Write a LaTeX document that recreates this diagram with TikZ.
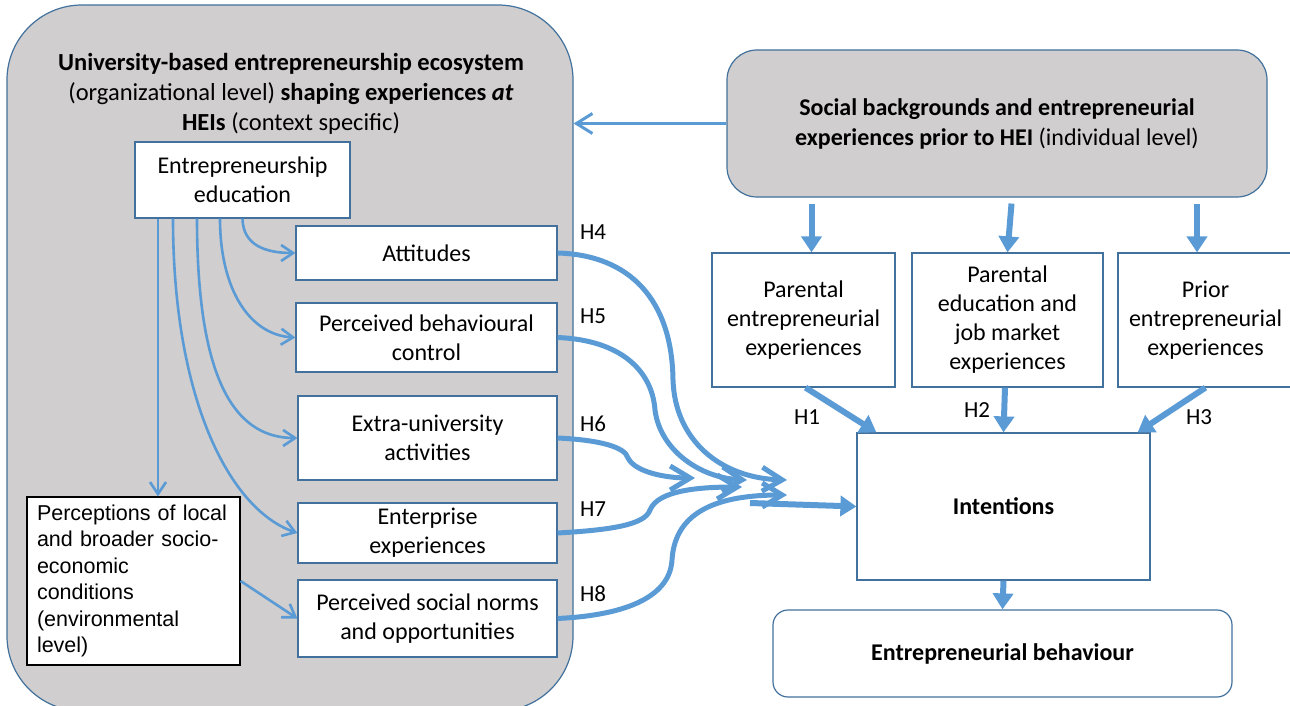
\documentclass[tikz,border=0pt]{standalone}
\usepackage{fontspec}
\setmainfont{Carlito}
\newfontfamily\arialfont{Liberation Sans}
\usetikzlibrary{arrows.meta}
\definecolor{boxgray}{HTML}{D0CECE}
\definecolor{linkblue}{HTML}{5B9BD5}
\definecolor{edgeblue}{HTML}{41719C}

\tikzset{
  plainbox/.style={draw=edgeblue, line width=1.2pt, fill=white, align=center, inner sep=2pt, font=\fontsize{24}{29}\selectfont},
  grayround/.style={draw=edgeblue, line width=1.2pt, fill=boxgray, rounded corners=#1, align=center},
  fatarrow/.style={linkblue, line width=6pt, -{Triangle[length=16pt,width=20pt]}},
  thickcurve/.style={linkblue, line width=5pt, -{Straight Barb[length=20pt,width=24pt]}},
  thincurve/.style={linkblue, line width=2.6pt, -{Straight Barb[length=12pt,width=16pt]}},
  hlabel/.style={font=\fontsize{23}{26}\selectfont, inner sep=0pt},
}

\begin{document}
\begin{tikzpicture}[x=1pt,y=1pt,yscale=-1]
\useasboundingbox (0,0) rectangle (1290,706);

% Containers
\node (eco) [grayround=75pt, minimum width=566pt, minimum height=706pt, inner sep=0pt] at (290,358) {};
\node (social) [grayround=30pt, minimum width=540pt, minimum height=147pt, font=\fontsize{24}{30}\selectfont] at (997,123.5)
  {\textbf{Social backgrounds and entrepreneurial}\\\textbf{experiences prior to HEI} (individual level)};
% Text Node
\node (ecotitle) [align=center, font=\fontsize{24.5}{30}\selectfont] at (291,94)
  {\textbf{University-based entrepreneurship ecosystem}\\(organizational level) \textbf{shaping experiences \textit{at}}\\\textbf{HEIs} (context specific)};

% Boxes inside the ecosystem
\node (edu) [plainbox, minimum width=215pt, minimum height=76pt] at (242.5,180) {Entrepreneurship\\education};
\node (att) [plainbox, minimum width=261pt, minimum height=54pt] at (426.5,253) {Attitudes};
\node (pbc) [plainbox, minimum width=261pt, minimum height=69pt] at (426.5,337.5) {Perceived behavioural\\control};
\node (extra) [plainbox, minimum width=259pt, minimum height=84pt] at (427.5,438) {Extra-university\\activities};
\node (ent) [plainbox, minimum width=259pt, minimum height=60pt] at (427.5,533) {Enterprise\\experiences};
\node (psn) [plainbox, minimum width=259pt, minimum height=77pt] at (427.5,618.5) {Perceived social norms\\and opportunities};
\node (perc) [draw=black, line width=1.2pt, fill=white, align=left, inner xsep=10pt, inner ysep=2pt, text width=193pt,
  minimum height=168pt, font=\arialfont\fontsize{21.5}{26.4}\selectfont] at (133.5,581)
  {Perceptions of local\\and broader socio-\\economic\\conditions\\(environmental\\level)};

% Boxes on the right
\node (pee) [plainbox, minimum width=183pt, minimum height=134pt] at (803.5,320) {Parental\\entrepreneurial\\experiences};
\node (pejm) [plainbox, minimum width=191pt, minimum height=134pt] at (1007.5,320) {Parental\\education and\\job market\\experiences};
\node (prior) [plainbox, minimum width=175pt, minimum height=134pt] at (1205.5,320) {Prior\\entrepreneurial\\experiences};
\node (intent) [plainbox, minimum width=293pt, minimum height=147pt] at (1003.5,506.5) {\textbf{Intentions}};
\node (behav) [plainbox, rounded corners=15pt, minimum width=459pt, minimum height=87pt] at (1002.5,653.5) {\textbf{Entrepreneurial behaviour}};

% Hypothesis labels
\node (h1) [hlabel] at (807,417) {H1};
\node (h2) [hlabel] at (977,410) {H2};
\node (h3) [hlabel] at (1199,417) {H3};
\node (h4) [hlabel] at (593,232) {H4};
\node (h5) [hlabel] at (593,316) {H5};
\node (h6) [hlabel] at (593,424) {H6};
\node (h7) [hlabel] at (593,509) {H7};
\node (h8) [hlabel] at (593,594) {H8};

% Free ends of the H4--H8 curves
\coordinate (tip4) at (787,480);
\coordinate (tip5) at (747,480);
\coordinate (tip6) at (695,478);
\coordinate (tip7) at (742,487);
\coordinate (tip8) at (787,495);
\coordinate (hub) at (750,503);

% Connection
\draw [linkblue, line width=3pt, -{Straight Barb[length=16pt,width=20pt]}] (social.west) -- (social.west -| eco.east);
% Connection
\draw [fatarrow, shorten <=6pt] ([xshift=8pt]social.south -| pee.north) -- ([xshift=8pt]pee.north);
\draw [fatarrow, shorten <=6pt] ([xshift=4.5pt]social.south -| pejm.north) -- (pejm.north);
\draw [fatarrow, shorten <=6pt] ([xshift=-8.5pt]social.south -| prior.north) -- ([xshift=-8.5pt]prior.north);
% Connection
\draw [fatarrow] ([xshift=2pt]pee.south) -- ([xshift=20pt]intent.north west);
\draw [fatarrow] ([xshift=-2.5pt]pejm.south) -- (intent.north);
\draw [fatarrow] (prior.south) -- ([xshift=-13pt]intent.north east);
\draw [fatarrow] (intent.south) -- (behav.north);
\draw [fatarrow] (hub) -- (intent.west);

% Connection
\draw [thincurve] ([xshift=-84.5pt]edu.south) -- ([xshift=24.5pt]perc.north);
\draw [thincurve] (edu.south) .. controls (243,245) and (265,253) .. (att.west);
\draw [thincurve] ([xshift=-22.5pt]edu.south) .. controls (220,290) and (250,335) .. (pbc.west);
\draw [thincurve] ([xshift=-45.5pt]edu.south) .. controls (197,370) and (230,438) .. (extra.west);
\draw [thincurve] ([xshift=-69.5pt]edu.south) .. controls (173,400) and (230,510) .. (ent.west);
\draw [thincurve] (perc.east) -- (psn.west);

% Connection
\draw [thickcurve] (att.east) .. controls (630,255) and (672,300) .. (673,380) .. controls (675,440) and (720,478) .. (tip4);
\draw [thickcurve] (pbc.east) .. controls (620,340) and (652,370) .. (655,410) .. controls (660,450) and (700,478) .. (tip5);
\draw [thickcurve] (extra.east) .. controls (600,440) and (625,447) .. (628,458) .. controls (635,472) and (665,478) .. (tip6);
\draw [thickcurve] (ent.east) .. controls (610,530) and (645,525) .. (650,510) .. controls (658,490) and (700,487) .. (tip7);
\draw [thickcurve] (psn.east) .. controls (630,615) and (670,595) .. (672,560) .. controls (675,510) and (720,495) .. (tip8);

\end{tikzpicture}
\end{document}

::::

Keep every word of the data as it is when you write it out, but drop the pictures.

Task answer ->
Write a LaTeX document that recreates this diagram with TikZ.
\documentclass[tikz,border=0pt]{standalone}
\usepackage{fontspec}
\setmainfont{Carlito}
\newfontfamily\arialfont{Liberation Sans}
\usetikzlibrary{arrows.meta}
\definecolor{boxgray}{HTML}{D0CECE}
\definecolor{linkblue}{HTML}{5B9BD5}
\definecolor{edgeblue}{HTML}{41719C}

\tikzset{
  plainbox/.style={draw=edgeblue, line width=1.2pt, fill=white, align=center, inner sep=2pt, font=\fontsize{24}{29}\selectfont},
  grayround/.style={draw=edgeblue, line width=1.2pt, fill=boxgray, rounded corners=#1, align=center},
  fatarrow/.style={linkblue, line width=6pt, -{Triangle[length=16pt,width=20pt]}},
  thickcurve/.style={linkblue, line width=5pt, -{Straight Barb[length=20pt,width=24pt]}},
  thincurve/.style={linkblue, line width=2.6pt, -{Straight Barb[length=12pt,width=16pt]}},
  hlabel/.style={font=\fontsize{23}{26}\selectfont, inner sep=0pt},
}

\begin{document}
\begin{tikzpicture}[x=1pt,y=1pt,yscale=-1]
\useasboundingbox (0,0) rectangle (1290,706);

% Containers
\node (eco) [grayround=75pt, minimum width=566pt, minimum height=706pt, inner sep=0pt] at (290,358) {};
\node (social) [grayround=30pt, minimum width=540pt, minimum height=147pt, font=\fontsize{24}{30}\selectfont] at (997,123.5)
  {\textbf{Social backgrounds and entrepreneurial}\\\textbf{experiences prior to HEI} (individual level)};
% Text Node
\node (ecotitle) [align=center, font=\fontsize{24.5}{30}\selectfont] at (291,94)
  {\textbf{University-based entrepreneurship ecosystem}\\(organizational level) \textbf{shaping experiences \textit{at}}\\\textbf{HEIs} (context specific)};

% Boxes inside the ecosystem
\node (edu) [plainbox, minimum width=215pt, minimum height=76pt] at (242.5,180) {Entrepreneurship\\education};
\node (att) [plainbox, minimum width=261pt, minimum height=54pt] at (426.5,253) {Attitudes};
\node (pbc) [plainbox, minimum width=261pt, minimum height=69pt] at (426.5,337.5) {Perceived behavioural\\control};
\node (extra) [plainbox, minimum width=259pt, minimum height=84pt] at (427.5,438) {Extra-university\\activities};
\node (ent) [plainbox, minimum width=259pt, minimum height=60pt] at (427.5,533) {Enterprise\\experiences};
\node (psn) [plainbox, minimum width=259pt, minimum height=77pt] at (427.5,618.5) {Perceived social norms\\and opportunities};
\node (perc) [draw=black, line width=1.2pt, fill=white, align=left, inner xsep=10pt, inner ysep=2pt, text width=193pt,
  minimum height=168pt, font=\arialfont\fontsize{21.5}{26.4}\selectfont] at (133.5,581)
  {Perceptions of local\\and broader socio-\\economic\\conditions\\(environmental\\level)};

% Boxes on the right
\node (pee) [plainbox, minimum width=183pt, minimum height=134pt] at (803.5,320) {Parental\\entrepreneurial\\experiences};
\node (pejm) [plainbox, minimum width=191pt, minimum height=134pt] at (1007.5,320) {Parental\\education and\\job market\\experiences};
\node (prior) [plainbox, minimum width=175pt, minimum height=134pt] at (1205.5,320) {Prior\\entrepreneurial\\experiences};
\node (intent) [plainbox, minimum width=293pt, minimum height=147pt] at (1003.5,506.5) {\textbf{Intentions}};
\node (behav) [plainbox, rounded corners=15pt, minimum width=459pt, minimum height=87pt] at (1002.5,653.5) {\textbf{Entrepreneurial behaviour}};

% Hypothesis labels
\node (h1) [hlabel] at (807,417) {H1};
\node (h2) [hlabel] at (977,410) {H2};
\node (h3) [hlabel] at (1199,417) {H3};
\node (h4) [hlabel] at (593,232) {H4};
\node (h5) [hlabel] at (593,316) {H5};
\node (h6) [hlabel] at (593,424) {H6};
\node (h7) [hlabel] at (593,509) {H7};
\node (h8) [hlabel] at (593,594) {H8};

% Free ends of the H4--H8 curves
\coordinate (tip4) at (787,480);
\coordinate (tip5) at (747,480);
\coordinate (tip6) at (695,478);
\coordinate (tip7) at (742,487);
\coordinate (tip8) at (787,495);
\coordinate (hub) at (750,503);

% Connection
\draw [linkblue, line width=3pt, -{Straight Barb[length=16pt,width=20pt]}] (social.west) -- (social.west -| eco.east);
% Connection
\draw [fatarrow, shorten <=6pt] ([xshift=8pt]social.south -| pee.north) -- ([xshift=8pt]pee.north);
\draw [fatarrow, shorten <=6pt] ([xshift=4.5pt]social.south -| pejm.north) -- (pejm.north);
\draw [fatarrow, shorten <=6pt] ([xshift=-8.5pt]social.south -| prior.north) -- ([xshift=-8.5pt]prior.north);
% Connection
\draw [fatarrow] ([xshift=2pt]pee.south) -- ([xshift=20pt]intent.north west);
\draw [fatarrow] ([xshift=-2.5pt]pejm.south) -- (intent.north);
\draw [fatarrow] (prior.south) -- ([xshift=-13pt]intent.north east);
\draw [fatarrow] (intent.south) -- (behav.north);
\draw [fatarrow] (hub) -- (intent.west);

% Connection
\draw [thincurve] ([xshift=-84.5pt]edu.south) -- ([xshift=24.5pt]perc.north);
\draw [thincurve] (edu.south) .. controls (243,245) and (265,253) .. (att.west);
\draw [thincurve] ([xshift=-22.5pt]edu.south) .. controls (220,290) and (250,335) .. (pbc.west);
\draw [thincurve] ([xshift=-45.5pt]edu.south) .. controls (197,370) and (230,438) .. (extra.west);
\draw [thincurve] ([xshift=-69.5pt]edu.south) .. controls (173,400) and (230,510) .. (ent.west);
\draw [thincurve] (perc.east) -- (psn.west);

% Connection
\draw [thickcurve] (att.east) .. controls (630,255) and (672,300) .. (673,380) .. controls (675,440) and (720,478) .. (tip4);
\draw [thickcurve] (pbc.east) .. controls (620,340) and (652,370) .. (655,410) .. controls (660,450) and (700,478) .. (tip5);
\draw [thickcurve] (extra.east) .. controls (600,440) and (625,447) .. (628,458) .. controls (635,472) and (665,478) .. (tip6);
\draw [thickcurve] (ent.east) .. controls (610,530) and (645,525) .. (650,510) .. controls (658,490) and (700,487) .. (tip7);
\draw [thickcurve] (psn.east) .. controls (630,615) and (670,595) .. (672,560) .. controls (675,510) and (720,495) .. (tip8);

\end{tikzpicture}
\end{document}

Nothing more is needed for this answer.